What happens when you out-workflow the workflow?

There’s been a lot of new questions I’ve had to ask myself when its come to thinking of a way to change the workflow for the Mozilla QA team’s web portal, QMO. Namely, am I really doing this correctly? I mean this is the first time I’ve had to do anything of the sort, especially creating mock ups and work-flow diagrams.

With that said, it’s been incredibly fun and its something I really enjoy doing, but that in no way means that I’m any good at it… and that’s scary. Not because a lot of people are going to be seeing the results of this project, but because I care about the ideals of the company and want its culture and ways of doing things to be spread throughout the rest of the world. Unfortunately, to truly believe in that means to truly want the best results to be put out there. And to have the best results come out of this project means to have the most experienced and most creative people/team working on it. From that line of logic, well, we don’t want to mess this up by out-workflowing the workflow. Making the darn thing too simple might backfire and either force the user to think that there isn’t enough stuff that goes around here or get lost after starting their experience with MozQA.

Here, take the Get Involved Section for example:

https://wiki.mozilla.org/QA/Community/QMO_Discoverability/Get_Involved

It’s meant as a simple, easy-to-understand workflow that gets the user to be a part of the MozQA Community, but will it be obvious to the user? Is there too much information on the Get Involved page? Do I need a foxkeh or two? Now, multiply this over a couple sets of audiences and this smorgasbord of UX complexity just shouts its prominence from the rooftops.

Oh well, at least I’ll know how to use it.

2 Comments

  • buchanae says:

    Awesome post (that I stumbled across completely randomly).

    Is https://wiki.mozilla.org/QA/Community/QMO_Discoverability the home base for this project?

    A few tips I’ve heard through the years,

    - a great resource for all things web design, http://tinyurl.com/qp6ov8

    - be able to test your changes, and recognize +/- results

    - “be ready to throw one away”, it might not be right the first time

    - design is hard. you care, I’m sure it will be great.

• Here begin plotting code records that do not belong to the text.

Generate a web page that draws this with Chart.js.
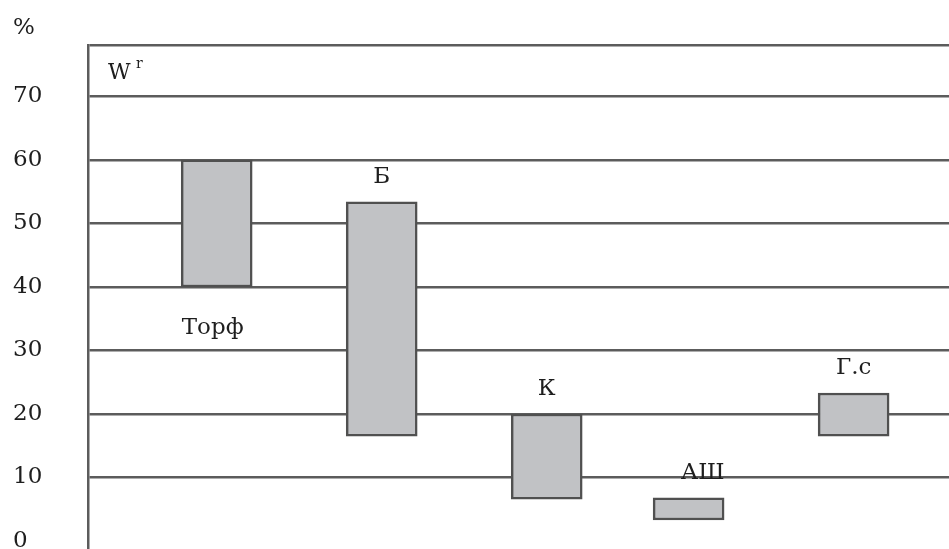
<!DOCTYPE html>
<html>
<head>
<meta charset="utf-8">
<script src="https://cdn.jsdelivr.net/npm/chart.js@4"></script>
<style>
  html, body { margin: 0; padding: 0; background: #fff; }
  #wrap { width: 949px; height: 549px; position: relative; }
</style>
</head>
<body>
<div id="wrap"><canvas id="chart"></canvas></div>
<script>
// fuel types and moisture range (W, %)
const fuels = ['Торф', 'Б', 'К', 'АШ', 'Г.с'];
const fuelPos = [0.78, 1.78, 2.78, 3.64, 4.64];   // position along the row
const moistLow = [40, 16.5, 6.6, 3.3, 16.5];
const moistHigh = [60, 53.4, 20, 6.8, 23.3];
const yTicks = [0, 10, 20, 30, 40, 50, 60, 70];

const FONT = 'DejaVu Serif';
const GRID = '#5c5c5c';
const Y_MIN = -1.26, Y_MAX = 78.1;

// bar labels + "%" and "W" captions
const labelPlugin = {
  id: 'fuelLabels',
  afterDatasetsDraw(chart) {
    const ctx = chart.ctx;
    const x = chart.scales.x, y = chart.scales.y;
    ctx.save();
    ctx.fillStyle = '#1e1e1e';
    ctx.font = '23px "' + FONT + '"';
    ctx.textAlign = 'center';
    ctx.textBaseline = 'middle';
    fuels.forEach((name, i) => {
      const px = x.getPixelForValue(fuelPos[i]);
      if (i === 0) {
        ctx.fillText(name, px - 4, y.getPixelForValue(moistLow[i]) + 41);
      } else {
        ctx.fillText(name, px + (name === 'АШ' ? 14 : 0), y.getPixelForValue(moistHigh[i]) - 25);
      }
    });
    // axis unit
    ctx.textAlign = 'left';
    ctx.fillText('%', 13, 28);
    // W^r caption inside the plot
    ctx.font = '22px "' + FONT + '"';
    ctx.fillText('W', 108, 73);
    ctx.font = '14px "' + FONT + '"';
    ctx.fillText('r', 136, 64);
    ctx.restore();
  }
};

new Chart(document.getElementById('chart'), {
  type: 'bar',
  data: {
    datasets: [{
      data: fuels.map((f, i) => ({ x: fuelPos[i], y: [moistLow[i], moistHigh[i]] })),
      backgroundColor: '#c1c2c5',
      borderColor: '#505050',
      borderWidth: 2.5,
      borderSkipped: false,
      barThickness: 71
    }]
  },
  options: {
    responsive: true,
    maintainAspectRatio: false,
    animation: false,
    layout: { padding: { top: 45, left: 13, right: 0, bottom: 0 } },
    plugins: { legend: { display: false }, tooltip: { enabled: false } },
    scales: {
      x: {
        type: 'linear',
        display: false,
        offset: false,
        min: 0,
        max: 5.218
      },
      y: {
        min: Y_MIN,
        max: Y_MAX,
        afterBuildTicks(scale) {
          scale.ticks = yTicks.concat([Y_MAX]).map(v => ({ value: v }));
        },
        afterFit(scale) {
          scale.width = 75;
          scale.paddingTop = 0;
          scale.paddingBottom = 0;
        },
        border: { display: true, color: GRID, width: 2.5 },
        grid: {
          drawTicks: false,
          lineWidth: 2.5,
          color: c => (c.tick && c.tick.value === 0) ? 'rgba(0,0,0,0)' : GRID
        },
        ticks: {
          crossAlign: 'far',
          padding: 0,
          color: '#1e1e1e',
          font: { family: FONT, size: 23 },
          callback: v => (yTicks.includes(v) ? String(v) : '')
        }
      }
    }
  },
  plugins: [labelPlugin]
});
</script>
</body>
</html>
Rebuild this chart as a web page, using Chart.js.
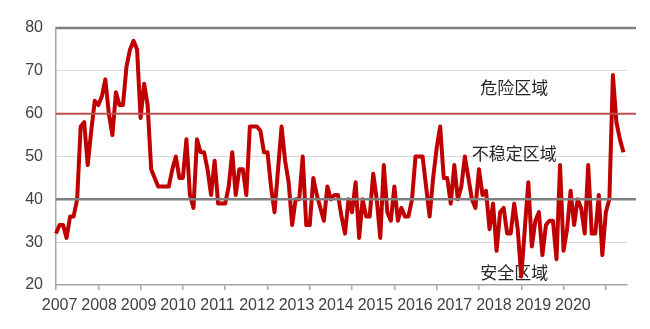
<!DOCTYPE html>
<html>
<head>
<meta charset="utf-8">
<script src="https://cdn.jsdelivr.net/npm/chart.js@4.4.1/dist/chart.umd.min.js"></script>
<style>
  html, body { margin: 0; padding: 0; background: #fff; }
  #wrap { width: 650px; height: 329px; position: relative; }
</style>
</head>
<body>
<div id="wrap"><canvas id="stressChart"></canvas></div>
<script>
/* Monthly index values, one array per year */
const v2007 = [32, 34, 34, 31, 36, 36, 40, 57, 58, 48, 56, 63];
const v2008 = [62, 64, 68, 60, 55, 65, 62, 62, 71, 75, 77, 75];
const v2009 = [59, 67, 62, 47, 45, 43, 43, 43, 43, 47, 50, 45];
const v2010 = [45, 54, 41, 38, 54, 51, 51, 47, 41, 49, 39, 39];
const v2011 = [39, 43, 51, 41, 47, 47, 41, 57, 57, 57, 56, 51];
const v2012 = [51, 43, 37, 47, 57, 49, 44, 34, 40, 40, 50, 34];
const v2013 = [34, 45, 41, 38, 35, 43, 40, 41, 41, 36, 32, 40];
const v2014 = [37, 44, 31, 40, 36, 36, 46, 40, 31, 48, 37, 35];
const v2015 = [43, 35, 38, 36, 36, 40, 50, 50, 50, 43, 36, 45];
const v2016 = [52, 57, 45, 45, 39, 48, 40, 43, 50, 45, 40, 38];
const v2017 = [47, 41, 42, 33, 39, 28, 37, 38, 32, 32, 39, 33];
const v2018 = [22, 33, 44, 29, 35, 37, 27, 34, 35, 35, 26, 48];
const v2019 = [28, 33, 42, 34, 40, 38, 32, 48, 32, 32, 41, 27];
const v2020 = [37, 40, 69, 58, 54, 51];

const yearLabels = [2007, 2008, 2009, 2010, 2011, 2012, 2013, 2014, 2015, 2016, 2017, 2018, 2019, 2020];
const zoneLevels = [80, 60, 40];
const zoneNames = ['危险区域', '不稳定区域', '安全区域'];

const series = [].concat(v2007, v2008, v2009, v2010, v2011, v2012, v2013,
  v2014, v2015, v2016, v2017, v2018, v2019, v2020);

// one category per month, plus one empty slot at the end
const months = [];
for (let i = 0; i <= series.length; i++) {
  months.push(yearLabels[0] + Math.floor(i / 12) + '-' + (i % 12 + 1));
}

const FONT = 'Liberation Sans';
const TEXT = '#404040';

/** Zone names, drawn under the line */
const zoneText = {
  id: 'zoneText',
  beforeDatasetsDraw(chart) {
    const { ctx, scales: { x, y } } = chart;
    const at = [66, 50.6, 23];
    ctx.save();
    ctx.font = '17px "Noto Sans CJK SC"';
    ctx.fillStyle = '#262626';
    ctx.textAlign = 'center';
    ctx.textBaseline = 'middle';
    zoneNames.forEach((name, i) => {
      ctx.fillText(name, x.getPixelForValue(130), y.getPixelForValue(at[i]));
    });
    ctx.restore();
  },
};

/** The 80 / 60 / 40 boundary lines, drawn over the line */
const zoneLines = {
  id: 'zoneLines',
  afterDatasetsDraw(chart) {
    const { ctx, chartArea, scales: { y } } = chart;
    ctx.save();
    zoneLevels.forEach(level => {
      const py = y.getPixelForValue(level);
      ctx.beginPath();
      ctx.strokeStyle = level === 60 ? '#c0504d' : '#7f7f7f';
      ctx.lineWidth = level === 60 ? 2 : 2.5;
      ctx.moveTo(chartArea.left, py);
      ctx.lineTo(chartArea.right + 9, py);
      ctx.stroke();
    });
    ctx.restore();
  },
};

new Chart(document.getElementById('stressChart'), {
  type: 'line',
  data: {
    labels: months,
    datasets: [{
      data: series,
      xAxisID: 'x',
      yAxisID: 'y',
      borderColor: '#c00000',
      borderWidth: 4,
      borderJoinStyle: 'round',
      pointRadius: 0,
      tension: 0,
      fill: false,
    }],
  },
  options: {
    responsive: true,
    maintainAspectRatio: false,
    animation: false,
    layout: { padding: { left: 0, right: 23, top: 28, bottom: 0 } },
    plugins: { legend: { display: false }, tooltip: { enabled: false } },
    scales: {
      x: {
        type: 'category',
        offset: false,
        weight: 0,
        ticks: { display: false },
        grid: {
          drawOnChartArea: false,
          tickLength: 5,
          lineWidth: 1.5,
          color: ctx => (ctx.index % 12 === 0 ? '#a6a6a6' : 'rgba(0,0,0,0)'),
        },
        border: { color: '#a6a6a6', width: 1.5 },
        afterFit: s => { s.height = 5; },
      },
      years: {
        type: 'linear',
        position: 'bottom',
        weight: 1,
        min: 2006.91,
        max: 2021.37,
        afterBuildTicks: s => { s.ticks = yearLabels.map(v => ({ value: v })); },
        ticks: {
          autoSkip: false,
          maxRotation: 0,
          padding: 6,
          color: TEXT,
          font: { family: FONT, size: 16 },
          callback: v => String(v),
        },
        grid: { display: false, drawTicks: false },
        border: { display: false },
        afterFit: s => { s.height = 39; },
      },
      y: {
        min: 20,
        max: 80,
        ticks: { stepSize: 10, padding: 13, color: TEXT, font: { family: FONT, size: 16 } },
        grid: {
          drawTicks: false,
          lineWidth: 1,
          color: ctx => ([30, 50, 70].includes(ctx.tick.value) ? '#d9d9d9' : 'rgba(0,0,0,0)'),
        },
        border: { color: '#a6a6a6', width: 1.5 },
        afterFit: s => { s.width = 56; },
      },
    },
  },
  plugins: [zoneText, zoneLines],
});
</script>
</body>
</html>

    If you need anyone to bounce ideas off, I’d gladly be the bouncee.

    Cheers.

  • ahdesai says:

    Yeah, the Discoverability Wiki is the project page and really, thanks for the suggestion on the book! There’s much appreciation on this side for what you guys do with Mozilla’s webportals on a day-to-day basis. I’ll definitely ask you some questions when they come up whether its on design or even drupal.